The group he is with is not one of the best. Portugal would be middle of the road (at best) if he was removed from the lineup. However, he turns that impediment into a destructive force, driving his nation to a 3-3 tie with Spain in the first game thanks to an incredible hat trick, then added another in a 1-0 win against Morocco.

When the time comes he accepts the burden of taking on the kind of responsibility that would be too much for a normal player or a typical character. Some kind of similarity to LeBron James in the NBA playoffs can be drawn here, as Ronaldo time and again thrusts himself into the middle of the story and makes things happen.

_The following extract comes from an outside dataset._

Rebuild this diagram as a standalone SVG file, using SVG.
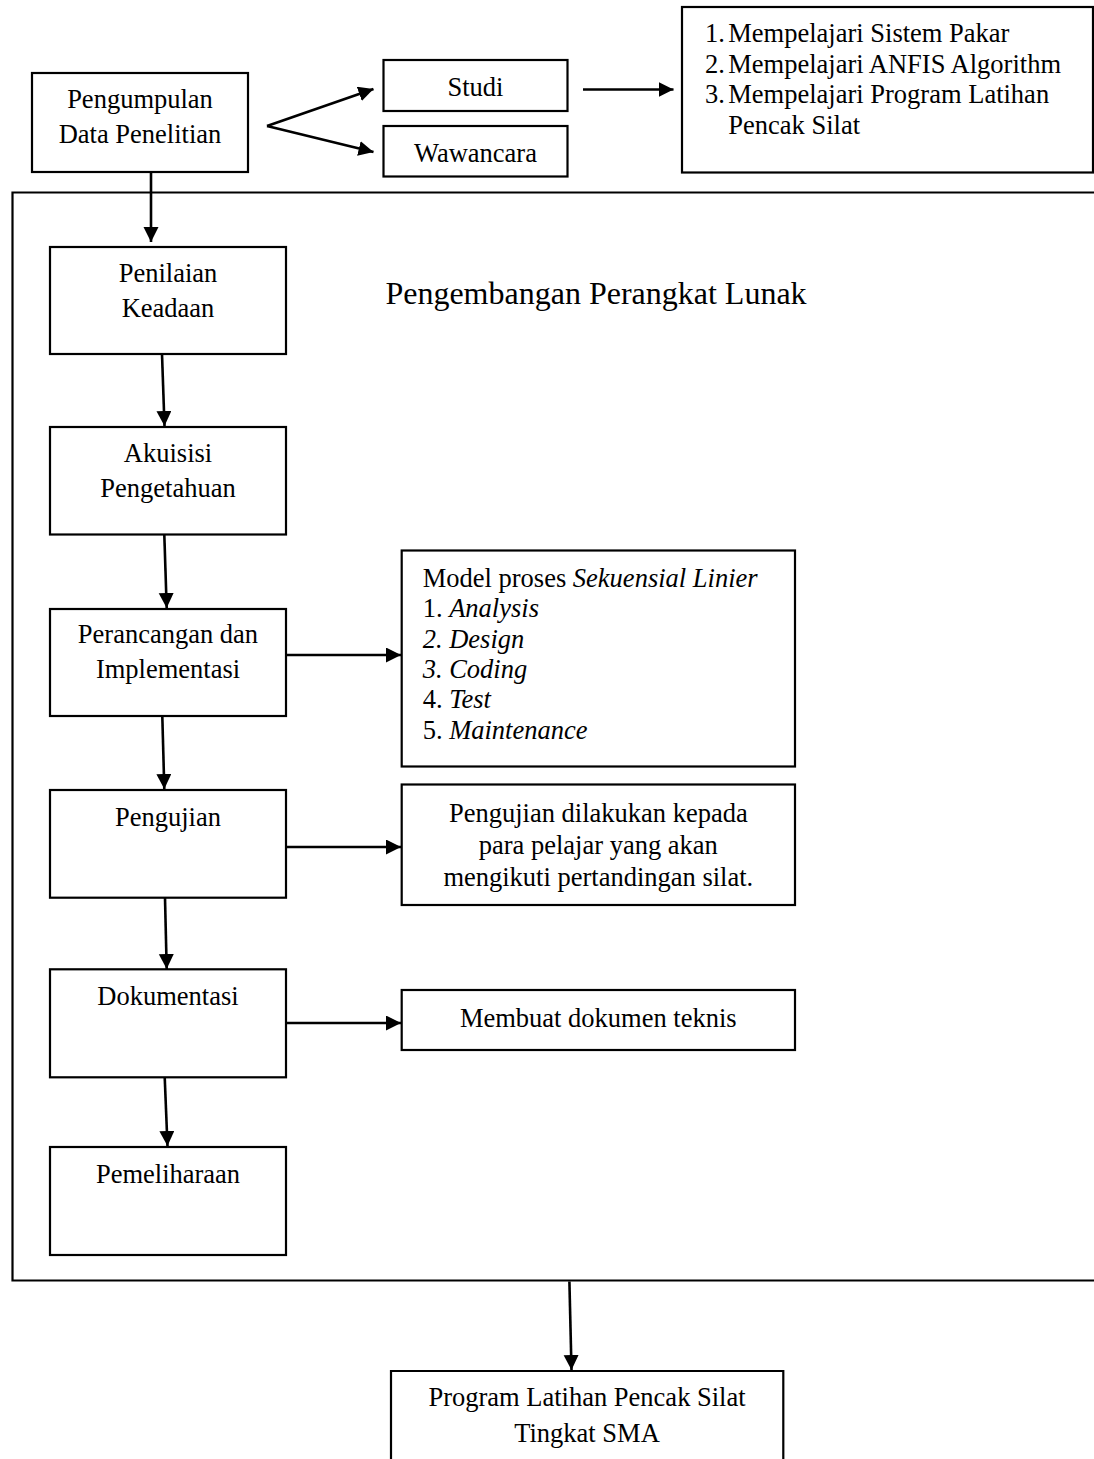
<svg xmlns="http://www.w3.org/2000/svg" width="1094" height="1459" viewBox="0 0 1094 1459">
<style>
.box{fill:#fff;stroke:#000;stroke-width:2.2}
.frame{fill:none;stroke:#000;stroke-width:2.2}
.t{font-family:"Liberation Serif","Times New Roman",serif;font-size:26.5px;fill:#000}
.c{text-anchor:middle}
.i{font-style:italic}
.big{font-family:"Liberation Serif","Times New Roman",serif;font-size:32px;fill:#000}
.con{fill:none;stroke:#000;stroke-width:2.6;marker-end:url(#ah)}
</style>
<defs>
<marker id="ah" markerUnits="userSpaceOnUse" markerWidth="16" markerHeight="16" refX="15" refY="7.5" orient="auto">
<path d="M0,0 L15,7.5 L0,15 z" fill="#000"/>
</marker>
</defs>
<rect width="1094" height="1459" fill="#fff"/>

<g id="frame">
<path class="frame" d="M1096,192.5 H12.5 V1280.5 H1096"/>
<text class="big" x="596" y="303.5" text-anchor="middle">Pengembangan Perangkat Lunak</text>
</g>

<g id="pengumpulan">
<rect class="box" x="32" y="73" width="216" height="99"/>
<text class="t c" x="140" y="108.3">Pengumpulan</text>
<text class="t c" x="140" y="143.3">Data Penelitian</text>
</g>

<g id="studi">
<rect class="box" x="383.5" y="60" width="184" height="51"/>
<text class="t c" x="475.5" y="96">Studi</text>
</g>

<g id="wawancara">
<rect class="box" x="383.5" y="126" width="184" height="50.5"/>
<text class="t c" x="475.5" y="161.7">Wawancara</text>
</g>

<g id="mempelajari">
<rect class="box" x="682" y="7" width="411" height="165.5"/>
<text class="t" x="705" y="42">1.</text><text class="t" x="728.3" y="42">Mempelajari Sistem Pakar</text>
<text class="t" x="705" y="72.5">2.</text><text class="t" x="728.3" y="72.5">Mempelajari ANFIS Algorithm</text>
<text class="t" x="705" y="103">3.</text><text class="t" x="728.3" y="103">Mempelajari Program Latihan</text>
<text class="t" x="728.3" y="133.5">Pencak Silat</text>
</g>

<g id="penilaian">
<rect class="box" x="50" y="247" width="236" height="107"/>
<text class="t c" x="168" y="281.7">Penilaian</text>
<text class="t c" x="168" y="316.7">Keadaan</text>
</g>

<g id="akuisisi">
<rect class="box" x="50" y="427" width="236" height="107.5"/>
<text class="t c" x="168" y="461.7">Akuisisi</text>
<text class="t c" x="168" y="497.3">Pengetahuan</text>
</g>

<g id="perancangan">
<rect class="box" x="50" y="609" width="236" height="107"/>
<text class="t c" x="168" y="643.3">Perancangan dan</text>
<text class="t c" x="168" y="678.3">Implementasi</text>
</g>

<g id="model">
<rect class="box" x="401.7" y="550.5" width="393.3" height="216"/>
<text class="t" x="422.7" y="587">Model proses <tspan class="i">Sekuensial Linier</tspan></text>
<text class="t" x="422.7" y="617.3">1. <tspan class="i">Analysis</tspan></text>
<text class="t i" x="422.7" y="647.6">2. Design</text>
<text class="t i" x="422.7" y="677.9">3. Coding</text>
<text class="t" x="422.7" y="708.2">4. <tspan class="i">Test</tspan></text>
<text class="t" x="422.7" y="738.5">5. <tspan class="i">Maintenance</tspan></text>
</g>

<g id="pengujian">
<rect class="box" x="50" y="790" width="236" height="107.7"/>
<text class="t c" x="168" y="826">Pengujian</text>
</g>

<g id="pengujian-detail">
<rect class="box" x="401.7" y="784.5" width="393.3" height="120.5"/>
<text class="t c" x="598.3" y="821.5">Pengujian dilakukan kepada</text>
<text class="t c" x="598.3" y="853.5">para pelajar yang akan</text>
<text class="t c" x="598.3" y="885.5">mengikuti pertandingan silat.</text>
</g>

<g id="dokumentasi">
<rect class="box" x="50" y="969.3" width="236" height="108"/>
<text class="t c" x="168" y="1005">Dokumentasi</text>
</g>

<g id="membuat">
<rect class="box" x="401.7" y="990" width="393.3" height="60"/>
<text class="t c" x="598.3" y="1027">Membuat dokumen teknis</text>
</g>

<g id="pemeliharaan">
<rect class="box" x="50" y="1147" width="236" height="108"/>
<text class="t c" x="168" y="1183">Pemeliharaan</text>
</g>

<g id="program">
<path class="frame" d="M391,1470 V1371 H783.3 V1470"/>
<text class="t c" x="587" y="1406">Program Latihan Pencak Silat</text>
<text class="t c" x="587" y="1441.5">Tingkat SMA</text>
</g>

<g id="connectors">
<path class="con" d="M151,172 V242"/>
<path class="con" d="M267,126 L373.5,89"/>
<path class="con" d="M267,126 L373.5,152"/>
<path class="con" d="M583,89.5 H673.5"/>
<path class="con" d="M162,354 L164.5,426"/>
<path class="con" d="M164.3,534.5 L166.7,608"/>
<path class="con" d="M286,655 H401"/>
<path class="con" d="M162.3,716 L164.3,789"/>
<path class="con" d="M286,847 H401"/>
<path class="con" d="M165,898 L166.7,969"/>
<path class="con" d="M286,1023 H401"/>
<path class="con" d="M164.7,1077 L167.5,1146"/>
<path class="con" d="M569.4,1281.5 L571.5,1370"/>
</g>
</svg>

This World Cup may not end in an overall triumph for Ronaldo as there are probably too many strong rivals for that, but he is giving himself the best possible chance.

Messi is not. He is frustrated and therefore sulky, and at times he has looked like he doesn’t want to be here. He is waiting for the game to unfurl as usual, instead of grabbing it by the collar and demanding that it bends to his will.

He gets dejected when things don’t go his way, with those shoulders slumping after a missed penalty against Iceland and much more so when the second Croatia goal went in on Thursday.

There have been times before when Messi has outperformed Ronaldo at the World Cup, so many will suggest this is unfair. Portugal was knocked out in the group stage in 2014 and in the round of 16 four years prior to that, while Messi came within a whisker of winning it all last time.

But he didn’t. And he may now never.

At 30, it remains to be seen whether Messi will be back. There are plenty of incentives to do so. Argentina hasn’t had a winner since 1986 and is waiting for a return to glory – not particularly patiently, it should be noted. But Ronaldo, at 33, knows this is definitely his last realistic shot, both to send his country into rapture and to answer soccer’s burning question of who is personally better.

Ronaldo is on his way to completing at least one of those tasks.